== STATED TASK ==
Write out each line word for word. Drop pictures.
== COLLECTED DATA ==
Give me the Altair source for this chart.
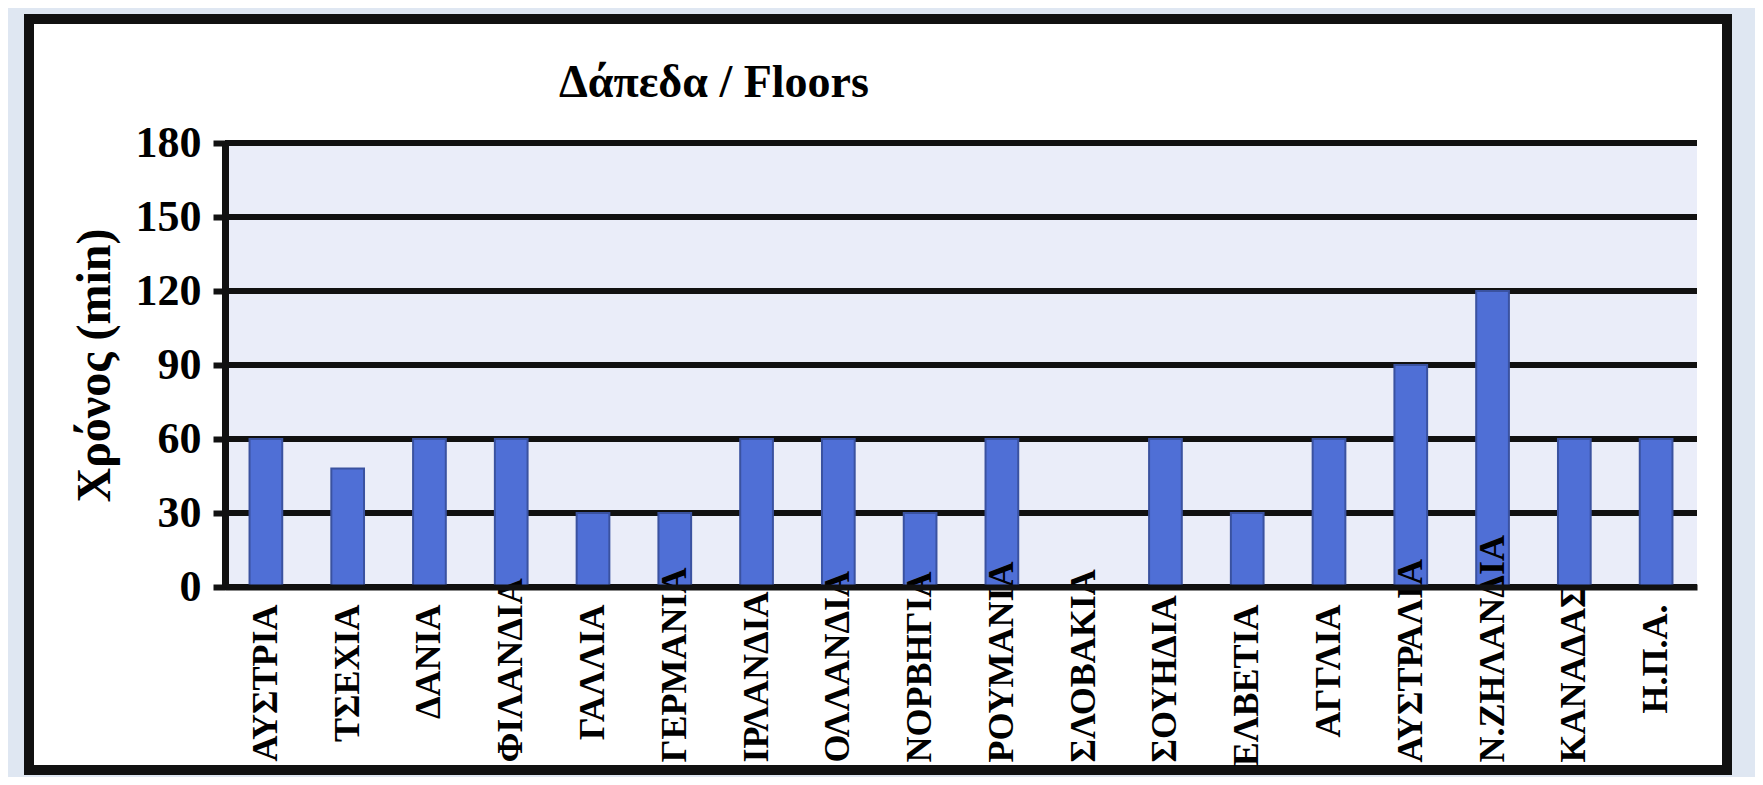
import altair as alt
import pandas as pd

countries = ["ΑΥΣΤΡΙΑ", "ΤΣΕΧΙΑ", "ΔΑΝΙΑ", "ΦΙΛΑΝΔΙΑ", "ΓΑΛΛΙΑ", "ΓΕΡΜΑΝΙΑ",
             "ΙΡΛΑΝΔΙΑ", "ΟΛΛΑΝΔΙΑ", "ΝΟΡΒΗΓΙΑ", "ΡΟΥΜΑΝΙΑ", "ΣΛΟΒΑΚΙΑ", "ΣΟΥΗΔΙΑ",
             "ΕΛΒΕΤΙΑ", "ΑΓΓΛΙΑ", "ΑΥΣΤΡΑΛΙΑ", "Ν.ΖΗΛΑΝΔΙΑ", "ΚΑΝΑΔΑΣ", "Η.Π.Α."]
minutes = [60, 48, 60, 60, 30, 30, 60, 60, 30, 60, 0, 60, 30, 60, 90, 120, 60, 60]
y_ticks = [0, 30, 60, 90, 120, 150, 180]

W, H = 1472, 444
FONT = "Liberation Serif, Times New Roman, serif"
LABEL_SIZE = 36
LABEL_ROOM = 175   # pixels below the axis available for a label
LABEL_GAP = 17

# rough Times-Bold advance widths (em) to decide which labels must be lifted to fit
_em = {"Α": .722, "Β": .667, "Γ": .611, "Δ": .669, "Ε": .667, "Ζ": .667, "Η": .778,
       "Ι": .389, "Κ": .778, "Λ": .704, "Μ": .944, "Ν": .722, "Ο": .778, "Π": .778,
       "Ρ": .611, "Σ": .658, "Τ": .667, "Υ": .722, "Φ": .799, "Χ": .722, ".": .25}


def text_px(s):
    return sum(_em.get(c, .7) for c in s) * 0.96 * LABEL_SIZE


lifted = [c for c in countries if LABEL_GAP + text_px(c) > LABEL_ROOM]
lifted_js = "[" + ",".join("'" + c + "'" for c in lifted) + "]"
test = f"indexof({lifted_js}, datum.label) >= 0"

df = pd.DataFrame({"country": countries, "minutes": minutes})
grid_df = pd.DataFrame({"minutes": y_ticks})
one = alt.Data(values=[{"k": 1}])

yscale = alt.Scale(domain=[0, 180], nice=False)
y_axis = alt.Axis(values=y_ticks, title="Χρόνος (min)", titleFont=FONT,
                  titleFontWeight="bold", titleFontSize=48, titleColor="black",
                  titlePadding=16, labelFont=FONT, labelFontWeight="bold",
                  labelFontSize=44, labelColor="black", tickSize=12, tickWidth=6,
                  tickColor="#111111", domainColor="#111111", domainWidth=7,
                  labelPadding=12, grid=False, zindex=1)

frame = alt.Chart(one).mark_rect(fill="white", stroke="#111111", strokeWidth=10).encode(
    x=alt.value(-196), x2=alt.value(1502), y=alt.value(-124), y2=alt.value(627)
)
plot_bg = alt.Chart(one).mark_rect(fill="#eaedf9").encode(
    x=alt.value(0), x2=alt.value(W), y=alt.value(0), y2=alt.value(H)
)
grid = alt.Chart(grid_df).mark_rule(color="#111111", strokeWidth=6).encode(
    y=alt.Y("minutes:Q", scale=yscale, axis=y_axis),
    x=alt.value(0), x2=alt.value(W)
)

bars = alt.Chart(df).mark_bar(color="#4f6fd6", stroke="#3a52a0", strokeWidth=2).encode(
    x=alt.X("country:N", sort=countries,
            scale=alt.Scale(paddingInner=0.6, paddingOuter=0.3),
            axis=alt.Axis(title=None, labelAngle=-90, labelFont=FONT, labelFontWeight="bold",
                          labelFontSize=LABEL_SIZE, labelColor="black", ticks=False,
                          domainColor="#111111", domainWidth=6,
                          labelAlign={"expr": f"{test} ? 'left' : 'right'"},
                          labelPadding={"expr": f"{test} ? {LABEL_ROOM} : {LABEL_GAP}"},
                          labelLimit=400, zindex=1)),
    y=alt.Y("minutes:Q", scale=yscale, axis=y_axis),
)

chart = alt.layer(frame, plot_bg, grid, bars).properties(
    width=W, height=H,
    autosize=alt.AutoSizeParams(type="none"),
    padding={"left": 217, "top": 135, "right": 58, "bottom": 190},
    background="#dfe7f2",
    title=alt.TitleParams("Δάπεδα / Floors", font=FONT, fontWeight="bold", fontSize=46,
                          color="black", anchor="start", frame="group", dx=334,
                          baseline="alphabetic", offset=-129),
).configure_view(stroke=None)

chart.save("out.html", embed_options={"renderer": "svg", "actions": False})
===
== OUTPUT FOR THIS TASK ==
Give me the Altair source for this chart.
import altair as alt
import pandas as pd

countries = ["ΑΥΣΤΡΙΑ", "ΤΣΕΧΙΑ", "ΔΑΝΙΑ", "ΦΙΛΑΝΔΙΑ", "ΓΑΛΛΙΑ", "ΓΕΡΜΑΝΙΑ",
             "ΙΡΛΑΝΔΙΑ", "ΟΛΛΑΝΔΙΑ", "ΝΟΡΒΗΓΙΑ", "ΡΟΥΜΑΝΙΑ", "ΣΛΟΒΑΚΙΑ", "ΣΟΥΗΔΙΑ",
             "ΕΛΒΕΤΙΑ", "ΑΓΓΛΙΑ", "ΑΥΣΤΡΑΛΙΑ", "Ν.ΖΗΛΑΝΔΙΑ", "ΚΑΝΑΔΑΣ", "Η.Π.Α."]
minutes = [60, 48, 60, 60, 30, 30, 60, 60, 30, 60, 0, 60, 30, 60, 90, 120, 60, 60]
y_ticks = [0, 30, 60, 90, 120, 150, 180]

W, H = 1472, 444
FONT = "Liberation Serif, Times New Roman, serif"
LABEL_SIZE = 36
LABEL_ROOM = 175   # pixels below the axis available for a label
LABEL_GAP = 17

# rough Times-Bold advance widths (em) to decide which labels must be lifted to fit
_em = {"Α": .722, "Β": .667, "Γ": .611, "Δ": .669, "Ε": .667, "Ζ": .667, "Η": .778,
       "Ι": .389, "Κ": .778, "Λ": .704, "Μ": .944, "Ν": .722, "Ο": .778, "Π": .778,
       "Ρ": .611, "Σ": .658, "Τ": .667, "Υ": .722, "Φ": .799, "Χ": .722, ".": .25}


def text_px(s):
    return sum(_em.get(c, .7) for c in s) * 0.96 * LABEL_SIZE


lifted = [c for c in countries if LABEL_GAP + text_px(c) > LABEL_ROOM]
lifted_js = "[" + ",".join("'" + c + "'" for c in lifted) + "]"
test = f"indexof({lifted_js}, datum.label) >= 0"

df = pd.DataFrame({"country": countries, "minutes": minutes})
grid_df = pd.DataFrame({"minutes": y_ticks})
one = alt.Data(values=[{"k": 1}])

yscale = alt.Scale(domain=[0, 180], nice=False)
y_axis = alt.Axis(values=y_ticks, title="Χρόνος (min)", titleFont=FONT,
                  titleFontWeight="bold", titleFontSize=48, titleColor="black",
                  titlePadding=16, labelFont=FONT, labelFontWeight="bold",
                  labelFontSize=44, labelColor="black", tickSize=12, tickWidth=6,
                  tickColor="#111111", domainColor="#111111", domainWidth=7,
                  labelPadding=12, grid=False, zindex=1)

frame = alt.Chart(one).mark_rect(fill="white", stroke="#111111", strokeWidth=10).encode(
    x=alt.value(-196), x2=alt.value(1502), y=alt.value(-124), y2=alt.value(627)
)
plot_bg = alt.Chart(one).mark_rect(fill="#eaedf9").encode(
    x=alt.value(0), x2=alt.value(W), y=alt.value(0), y2=alt.value(H)
)
grid = alt.Chart(grid_df).mark_rule(color="#111111", strokeWidth=6).encode(
    y=alt.Y("minutes:Q", scale=yscale, axis=y_axis),
    x=alt.value(0), x2=alt.value(W)
)

bars = alt.Chart(df).mark_bar(color="#4f6fd6", stroke="#3a52a0", strokeWidth=2).encode(
    x=alt.X("country:N", sort=countries,
            scale=alt.Scale(paddingInner=0.6, paddingOuter=0.3),
            axis=alt.Axis(title=None, labelAngle=-90, labelFont=FONT, labelFontWeight="bold",
                          labelFontSize=LABEL_SIZE, labelColor="black", ticks=False,
                          domainColor="#111111", domainWidth=6,
                          labelAlign={"expr": f"{test} ? 'left' : 'right'"},
                          labelPadding={"expr": f"{test} ? {LABEL_ROOM} : {LABEL_GAP}"},
                          labelLimit=400, zindex=1)),
    y=alt.Y("minutes:Q", scale=yscale, axis=y_axis),
)

chart = alt.layer(frame, plot_bg, grid, bars).properties(
    width=W, height=H,
    autosize=alt.AutoSizeParams(type="none"),
    padding={"left": 217, "top": 135, "right": 58, "bottom": 190},
    background="#dfe7f2",
    title=alt.TitleParams("Δάπεδα / Floors", font=FONT, fontWeight="bold", fontSize=46,
                          color="black", anchor="start", frame="group", dx=334,
                          baseline="alphabetic", offset=-129),
).configure_view(stroke=None)

chart.save("out.html", embed_options={"renderer": "svg", "actions": False})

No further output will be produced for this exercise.